Karl Valentin verdingt sich für ein paar Mark als Schreiner und Scherenschleifer in der Nachbarschaft. Derweil verlässt Liesl Karlstadt München und landet auf abenteuerlichen Wegen bei Tiroler Gebirgsjägern, deren Mulis sie betreut. Nach dem Krieg versucht Valentin einen Neuanfang. Er will wieder auf die Bühne, ins Radio und auch Spielfilme drehen.

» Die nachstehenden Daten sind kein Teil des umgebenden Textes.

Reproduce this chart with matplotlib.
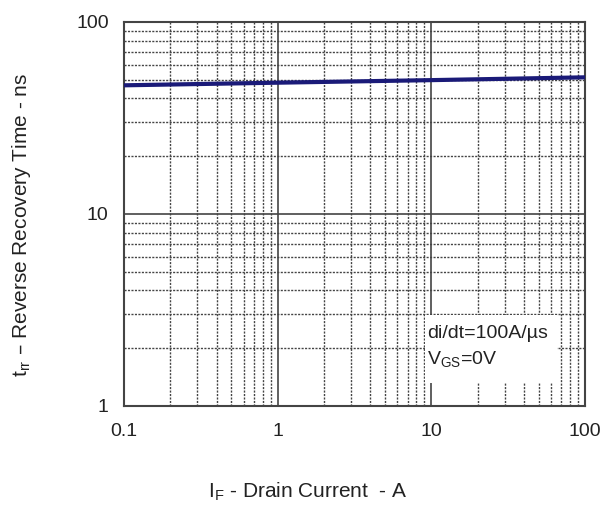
import matplotlib
matplotlib.use("Agg")
import matplotlib.pyplot as plt
from matplotlib.ticker import LogLocator, FixedLocator, NullFormatter
import matplotlib.patches as mpatches

# reverse recovery time vs forward current
i_f = [0.1, 1, 10, 100]
t_rr = [46.8, 48.3, 49.8, 51.5]

plt.rcParams['font.family'] = ['Liberation Sans', 'DejaVu Sans']

fig = plt.figure(figsize=(6.16, 5.07), dpi=100)
ax = fig.add_axes([124/616, 1-406/507, (585-124)/616, (406-22)/507])

ax.set_xscale('log')
ax.set_yscale('log')
ax.set_xlim(0.1, 100)
ax.set_ylim(1, 100)

ax.xaxis.set_major_locator(FixedLocator([0.1, 1, 10, 100]))
ax.yaxis.set_major_locator(FixedLocator([1, 10, 100]))
ax.xaxis.set_minor_locator(LogLocator(base=10, subs=range(2, 10)))
ax.yaxis.set_minor_locator(LogLocator(base=10, subs=range(2, 10)))
ax.xaxis.set_minor_formatter(NullFormatter())
ax.yaxis.set_minor_formatter(NullFormatter())
ax.set_xticklabels(['0.1', '1', '10', '100'])
ax.set_yticklabels(['1', '10', '100'])

ax.grid(True, which='major', color='#444444', linewidth=1.2, linestyle='-')
ax.grid(True, which='minor', color='#444444', linewidth=1.0, linestyle=(0, (1.5, 1)))
ax.tick_params(which='both', length=0, labelsize=14, labelcolor='#222222')
ax.tick_params(axis='x', pad=12)
ax.tick_params(axis='y', pad=11)
for s in ax.spines.values():
    s.set_color('#444444')
    s.set_linewidth(1.5)

ax.plot(i_f, t_rr, color='#1a1a78', linewidth=3, zorder=4)

# white box behind annotation
box = mpatches.Rectangle((425/616, 1-383/507), (557-425)/616, (383-315)/507,
                         transform=fig.transFigure, facecolor='white',
                         edgecolor='none', zorder=5)
ax.add_artist(box)
fig.text(427/616, 1-334/507, 'di/dt=100A/µs', fontsize=14,
         color='#222222', va='center', zorder=6)
fig.text(427/616, 1-360/507, 'V$_{\\mathregular{GS}}$=0V', fontsize=14,
         color='#222222', va='center', zorder=6)

fig.text(22/616, 1-225/507, 't$_{\\mathregular{rr}}$ \u2013 Reverse Recovery Time - ns',
         rotation=90, fontsize=15, color='#222222', ha='center', va='center')
fig.text(308/616, 1-492/507, 'I$_{\\mathregular{F}}$ - Drain Current  - A',
         fontsize=15, color='#222222', ha='center', va='center')

fig.savefig('out.png', dpi=100)
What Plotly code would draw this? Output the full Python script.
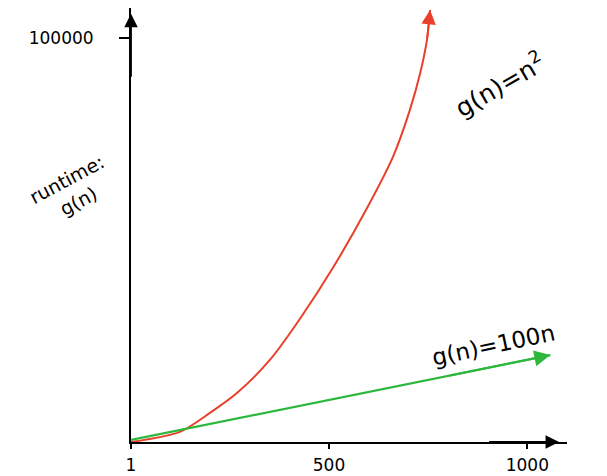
import plotly.graph_objects as go

# Values
n_quad = [1, 124, 200, 268, 351, 427, 510, 596, 661, 704, 730, 747, 755]
g_quad = [0, 2500, 7200, 12100, 20300, 30500, 43100, 57900, 70500, 82200, 91300, 99500, 106900]

n_lin = [1, 1058]
g_lin = [500, 21500]

x_tick_vals = [1, 500, 1000]
x_tick_text = ["1", "500", "1000"]
y_tick_vals = [100000]
y_tick_text = ["100000"]

RED = "#e8402a"
GREEN = "#2db83d"
FONT = "DejaVu Sans"

fig = go.Figure()
fig.add_trace(go.Scatter(x=n_quad, y=g_quad, mode="lines",
                         line=dict(color=RED, width=2, shape="spline", smoothing=0.8),
                         showlegend=False, hoverinfo="skip"))
fig.add_trace(go.Scatter(x=n_lin, y=g_lin, mode="lines",
                         line=dict(color=GREEN, width=2.2),
                         showlegend=False, hoverinfo="skip"))

annotations = []
# arrowheads on curves
annotations.append(dict(x=n_quad[-1], y=g_quad[-1], ax=n_quad[-2], ay=g_quad[-2],
                        xref="x", yref="y", axref="x", ayref="y", text="",
                        showarrow=True, arrowhead=2, arrowsize=1.6, arrowwidth=1.8,
                        arrowcolor=RED))
annotations.append(dict(x=n_lin[-1], y=g_lin[-1], ax=n_lin[0] + 800,
                        ay=g_lin[0] + (g_lin[-1] - g_lin[0]) * (800 / (n_lin[-1] - n_lin[0])),
                        xref="x", yref="y", axref="x", ayref="y", text="",
                        showarrow=True, arrowhead=2, arrowsize=1.6, arrowwidth=2,
                        arrowcolor=GREEN))
# axis arrows
annotations.append(dict(x=1080, y=0, ax=900, ay=0, xref="x", yref="y", axref="x", ayref="y",
                        text="", showarrow=True, arrowhead=2, arrowsize=1.5, arrowwidth=1.8,
                        arrowcolor="black"))
annotations.append(dict(x=1, y=106000, ax=1, ay=90000, xref="x", yref="y", axref="x", ayref="y",
                        text="", showarrow=True, arrowhead=2, arrowsize=1.5, arrowwidth=1.8,
                        arrowcolor="black"))
# labels
annotations.append(dict(x=1095, y=-800, xref="x", yref="y", text="n", showarrow=False,
                        font=dict(family=FONT, size=22, color="black"), xanchor="left", yanchor="top"))
annotations.append(dict(x=930, y=88500, xref="x", yref="y", text="g(n)=n<sup>2</sup>", showarrow=False,
                        xanchor="center", yanchor="middle",
                        textangle=-30, font=dict(family=FONT, size=25, color="black")))
annotations.append(dict(x=915, y=24000, xref="x", yref="y", text="g(n)=100n", showarrow=False,
                        xanchor="center", yanchor="middle",
                        textangle=-12, font=dict(family=FONT, size=23, color="black")))
annotations.append(dict(x=-0.135, y=0.58, xref="paper", yref="paper", text="runtime:<br>g(n)",
                        showarrow=False, textangle=-28, xanchor="center", yanchor="middle",
                        font=dict(family=FONT, size=19, color="black")))

fig.update_layout(
    width=607, height=476,
    margin=dict(l=123, r=48, t=0, b=42),
    paper_bgcolor="white", plot_bgcolor="white",
    font=dict(family=FONT, size=16, color="black"),
    xaxis=dict(range=[1, 1100], showgrid=False, zeroline=False, showline=True, automargin=False,
               linecolor="black", linewidth=2, tickvals=x_tick_vals, ticktext=x_tick_text,
               ticks="outside", ticklen=5, tickwidth=1.5, tickcolor="black",
               ticklabelstandoff=2, tickfont=dict(family=FONT, size=17)),
    yaxis=dict(range=[0, 107400], showgrid=False, zeroline=False, showline=True, automargin=False,
               linecolor="black", linewidth=2, tickvals=y_tick_vals, ticktext=y_tick_text,
               ticks="outside", ticklen=10, tickwidth=1.5, tickcolor="black",
               ticklabelstandoff=22, tickfont=dict(family=FONT, size=17)),
    annotations=annotations,
    showlegend=False,
)

fig.write_html("out.html")
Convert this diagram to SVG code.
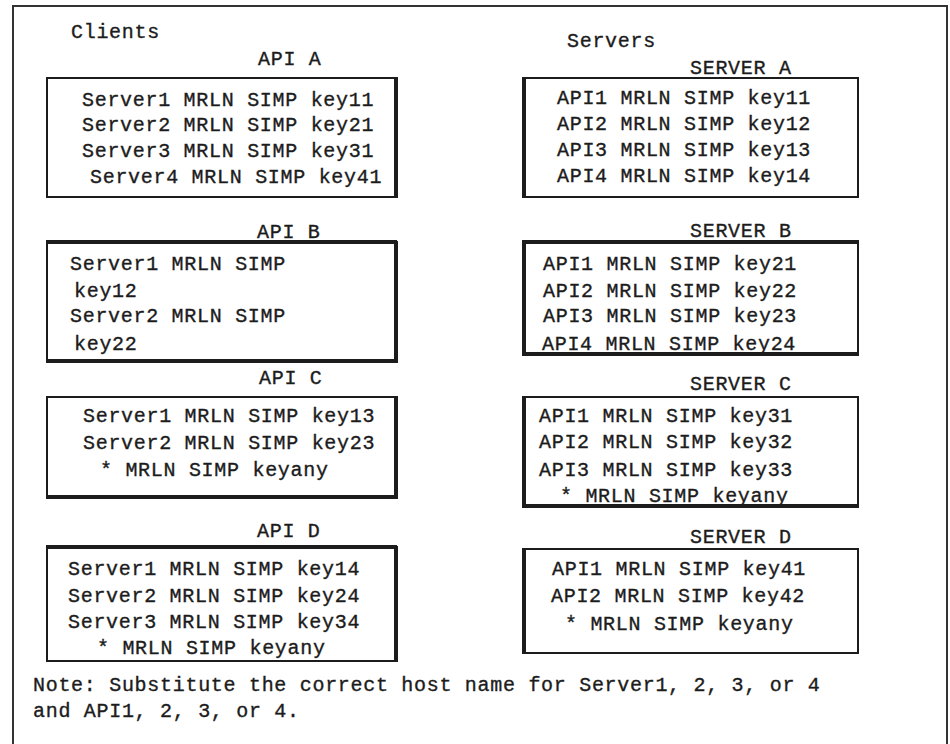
<svg xmlns="http://www.w3.org/2000/svg" width="950" height="744" viewBox="0 0 950 744">
<style>
  text { font-family: "Liberation Mono", "DejaVu Sans Mono", monospace; font-size: 20px; letter-spacing: 0.7px; fill: #1c1c1c; stroke: #1c1c1c; stroke-width: 0.35px; }
  .box { fill: #ffffff; stroke: #1c1c1c; stroke-width: 2; }
  .thick { stroke: #1c1c1c; stroke-width: 4; }
  .frame { fill: #ffffff; stroke: #333333; stroke-width: 2; }
</style>
<rect x="0" y="0" width="950" height="744" fill="#ffffff"/>
<rect class="frame" x="13" y="6" width="934" height="760"/>
<text x="71" y="38">Clients</text>
<text x="567" y="47">Servers</text>

<g id="api-a">
  <text x="258" y="65">API A</text>
  <rect class="box" x="47" y="78" width="350" height="119"/>
  <line class="thick" x1="396" y1="77" x2="396" y2="198"/>
  <text x="82" y="106">Server1 MRLN SIMP key11</text>
  <text x="82" y="131">Server2 MRLN SIMP key21</text>
  <text x="82" y="157">Server3 MRLN SIMP key31</text>
  <text x="90" y="183">Server4 MRLN SIMP key41</text>
</g>

<g id="api-b">
  <text x="257" y="238">API B</text>
  <rect class="box" x="47" y="242" width="350" height="120"/>
  <line class="thick" x1="396" y1="241" x2="396" y2="363"/>
  <line class="thick" x1="46" y1="242" x2="397" y2="242"/>
  <line class="thick" x1="46" y1="361" x2="397" y2="361"/>
  <text x="70" y="270">Server1 MRLN SIMP</text>
  <text x="74" y="297">key12</text>
  <text x="70" y="322">Server2 MRLN SIMP</text>
  <text x="74" y="350">key22</text>
</g>

<g id="api-c">
  <text x="259" y="384">API C</text>
  <rect class="box" x="47" y="397" width="350" height="101"/>
  <line class="thick" x1="396" y1="396" x2="396" y2="499"/>
  <line class="thick" x1="46" y1="497" x2="397" y2="497"/>
  <text x="83" y="422">Server1 MRLN SIMP key13</text>
  <text x="83" y="449">Server2 MRLN SIMP key23</text>
  <text x="100" y="476">* MRLN SIMP keyany</text>
</g>

<g id="api-d">
  <text x="257" y="537">API D</text>
  <rect class="box" x="47" y="547" width="350" height="114"/>
  <line class="thick" x1="396" y1="546" x2="396" y2="662"/>
  <line class="thick" x1="46" y1="547" x2="397" y2="547"/>
  <text x="68" y="575">Server1 MRLN SIMP key14</text>
  <text x="68" y="602">Server2 MRLN SIMP key24</text>
  <text x="68" y="628">Server3 MRLN SIMP key34</text>
  <text x="97" y="654">* MRLN SIMP keyany</text>
</g>

<g id="server-a">
  <text x="690" y="74">SERVER A</text>
  <rect class="box" x="523" y="78" width="335" height="119"/>
  <line class="thick" x1="524" y1="77" x2="524" y2="198"/>
  <text x="557" y="104">API1 MRLN SIMP key11</text>
  <text x="557" y="130">API2 MRLN SIMP key12</text>
  <text x="557" y="156">API3 MRLN SIMP key13</text>
  <text x="557" y="182">API4 MRLN SIMP key14</text>
</g>

<g id="server-b">
  <text x="690" y="237">SERVER B</text>
  <rect class="box" x="523" y="242" width="335" height="113"/>
  <line class="thick" x1="524" y1="241" x2="524" y2="356"/>
  <line class="thick" x1="522" y1="242" x2="859" y2="242"/>
  <line class="thick" x1="522" y1="354" x2="859" y2="354"/>
  <text x="543" y="270">API1 MRLN SIMP key21</text>
  <text x="543" y="297">API2 MRLN SIMP key22</text>
  <text x="543" y="322">API3 MRLN SIMP key23</text>
  <text x="542" y="350">API4 MRLN SIMP key24</text>
</g>

<g id="server-c">
  <text x="690" y="390">SERVER C</text>
  <rect class="box" x="523" y="397" width="335" height="110"/>
  <line class="thick" x1="524" y1="396" x2="524" y2="508"/>
  <line class="thick" x1="522" y1="506" x2="859" y2="506"/>
  <text x="539" y="422">API1 MRLN SIMP key31</text>
  <text x="539" y="448">API2 MRLN SIMP key32</text>
  <text x="539" y="476">API3 MRLN SIMP key33</text>
  <text x="560" y="502">* MRLN SIMP keyany</text>
</g>

<g id="server-d">
  <text x="690" y="543">SERVER D</text>
  <rect class="box" x="523" y="549" width="335" height="104"/>
  <line class="thick" x1="524" y1="548" x2="524" y2="654"/>
  <text x="552" y="575">API1 MRLN SIMP key41</text>
  <text x="551" y="602">API2 MRLN SIMP key42</text>
  <text x="565" y="630">* MRLN SIMP keyany</text>
</g>

<g id="connectors"></g>

<g id="note">
  <text x="33" y="691">Note: Substitute the correct host name for Server1, 2, 3, or 4</text>
  <text x="33" y="717">and API1, 2, 3, or 4.</text>
</g>
</svg>
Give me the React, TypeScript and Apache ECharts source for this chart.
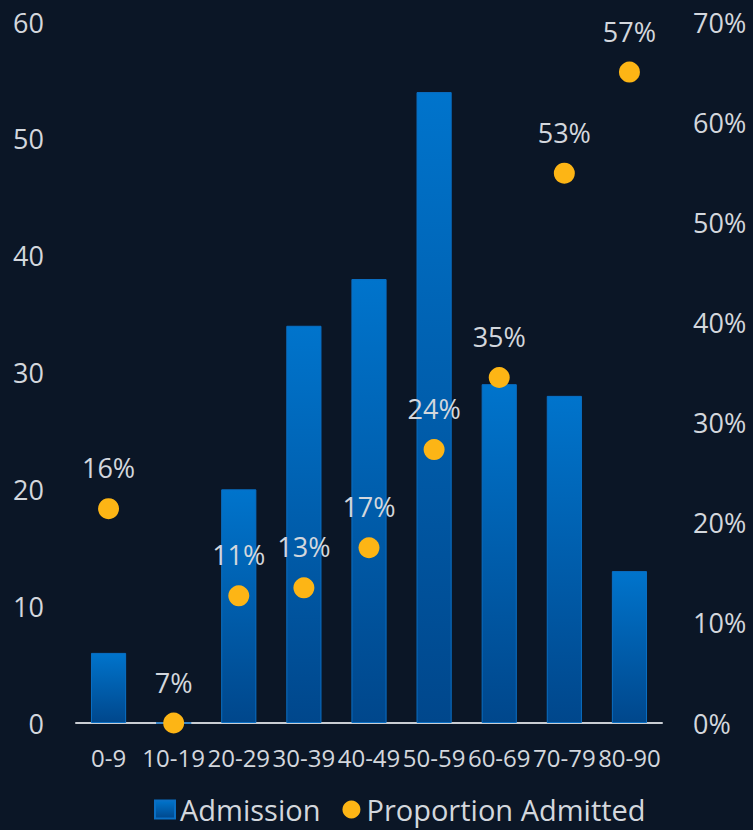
import React, { useEffect, useRef } from "react";
import * as echarts from "echarts";

const categories = ["0-9", "10-19", "20-29", "30-39", "40-49", "50-59", "60-69", "70-79", "80-90"];
const admissions = [6, 0, 20, 34, 38, 54, 29, 28, 13];
const proportionPoints = [21.4, 0, 12.7, 13.5, 17.5, 27.3, 34.5, 54.9, 65.0];
const proportionLabels = ["16%", "7%", "11%", "13%", "17%", "24%", "35%", "53%", "57%"];
const leftTicks = [0, 10, 20, 30, 40, 50, 60];
const rightTicks = [0, 10, 20, 30, 40, 50, 60, 70];

const FONT = "'Open Sans', 'Noto Sans', sans-serif";
const TEXT = "#d3d7dd";

export default function App() {
  const ref = useRef<HTMLDivElement>(null);
  useEffect(() => {
    if (!ref.current) return;
    const chart = echarts.init(ref.current, undefined, { renderer: "svg" });
    const barGradient = new echarts.graphic.LinearGradient(0, 0, 0, 1, [
      { offset: 0, color: "#0074cc" },
      { offset: 1, color: "#00478c" },
    ]);
    chart.setOption({
      animation: false,
      backgroundColor: "#0b1626",
      textStyle: { fontFamily: FONT },
      grid: { left: 76, right: 91, top: 22, bottom: 107 },
      legend: {
        left: 149,
        bottom: 1,
        itemWidth: 20,
        itemHeight: 18,
        itemGap: 22,
        textStyle: { color: TEXT, fontSize: 29, fontFamily: FONT },
        data: [
          { name: "Admission", icon: "rect" },
          { name: "Proportion Admitted", icon: "circle" },
        ],
      },
      xAxis: {
        type: "category",
        data: categories,
        axisLine: { show: true, lineStyle: { color: "#c9cdd3", width: 2 } },
        axisTick: { show: false },
        axisLabel: { color: TEXT, fontSize: 24, margin: 22, interval: 0, fontFamily: FONT },
      },
      yAxis: [
        {
          type: "value",
          min: leftTicks[0],
          max: leftTicks[leftTicks.length - 1],
          interval: 10,
          splitLine: { show: false },
          axisLine: { show: false },
          axisTick: { show: false },
          axisLabel: { color: TEXT, fontSize: 27, margin: 32, fontFamily: FONT },
        },
        {
          type: "value",
          min: rightTicks[0],
          max: rightTicks[rightTicks.length - 1],
          interval: 10,
          position: "right",
          splitLine: { show: false },
          axisLine: { show: false },
          axisTick: { show: false },
          axisLabel: {
            color: TEXT,
            fontSize: 27,
            margin: 31,
            fontFamily: FONT,
            formatter: (v: number) => `${v}%`,
          },
        },
      ],
      series: [
        {
          name: "Admission",
          type: "bar",
          yAxisIndex: 0,
          barWidth: "54%",
          data: admissions,
          itemStyle: { color: barGradient, borderColor: "#0a6fc4", borderWidth: 1 },
        },
        {
          name: "Proportion Admitted",
          type: "scatter",
          yAxisIndex: 1,
          symbol: "circle",
          symbolSize: 21,
          data: proportionPoints,
          itemStyle: { color: "#fdb515", opacity: 1 },
          z: 5,
          label: {
            show: true,
            position: "top",
            distance: 17,
            color: TEXT,
            fontSize: 27,
            fontFamily: FONT,
            formatter: (p: any) => proportionLabels[p.dataIndex],
          },
        },
      ],
    });
    return () => chart.dispose();
  }, []);
  return <div ref={ref} style={{ width: 753, height: 830, position: "absolute", left: 0, top: 0 }} />;
}
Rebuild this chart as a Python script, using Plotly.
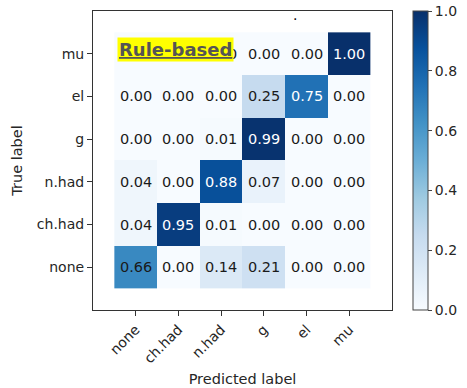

Valentins düsterer Blick auf die Dinge passt nicht in die Nachkriegszeit
Doch auch wenn er kein Nationalsozialist war, ist Valentin in der NS-Zeit auf deutschen Bühnen aufgetreten. Das verzeiht man ihm nicht – und findet zudem seine neuen Texte nicht so komisch wie die alten. Manchmal tritt Valentin noch auf Bühnen und im Rundfunk auf, auch mit Liesl Karlstadt. Doch in Deutschland sind Aufbruch und Optimismus gefragt. Da ist wenig Platz für seinen Sarkasmus und düstere Blicke auf die Nachkriegszeit
Karl Valentin stirbt am 9. Februar 1948 in Planegg an einer Lungenentzündung, mit nur 65 Jahren. Liesl Karlstadt beginnt in späten Jahren eine zweite Karriere und wird eine gefragte Volksschauspielerin. Sie stirbt 1960.
1959 gründet eine Privatinitiative das Münchner Valentin-Karlstadt-Musäum, das inzwischen zur Stadt gehört, und erinnert an den großen Komiker. Es ist bis heute ein Publikumsmagnet.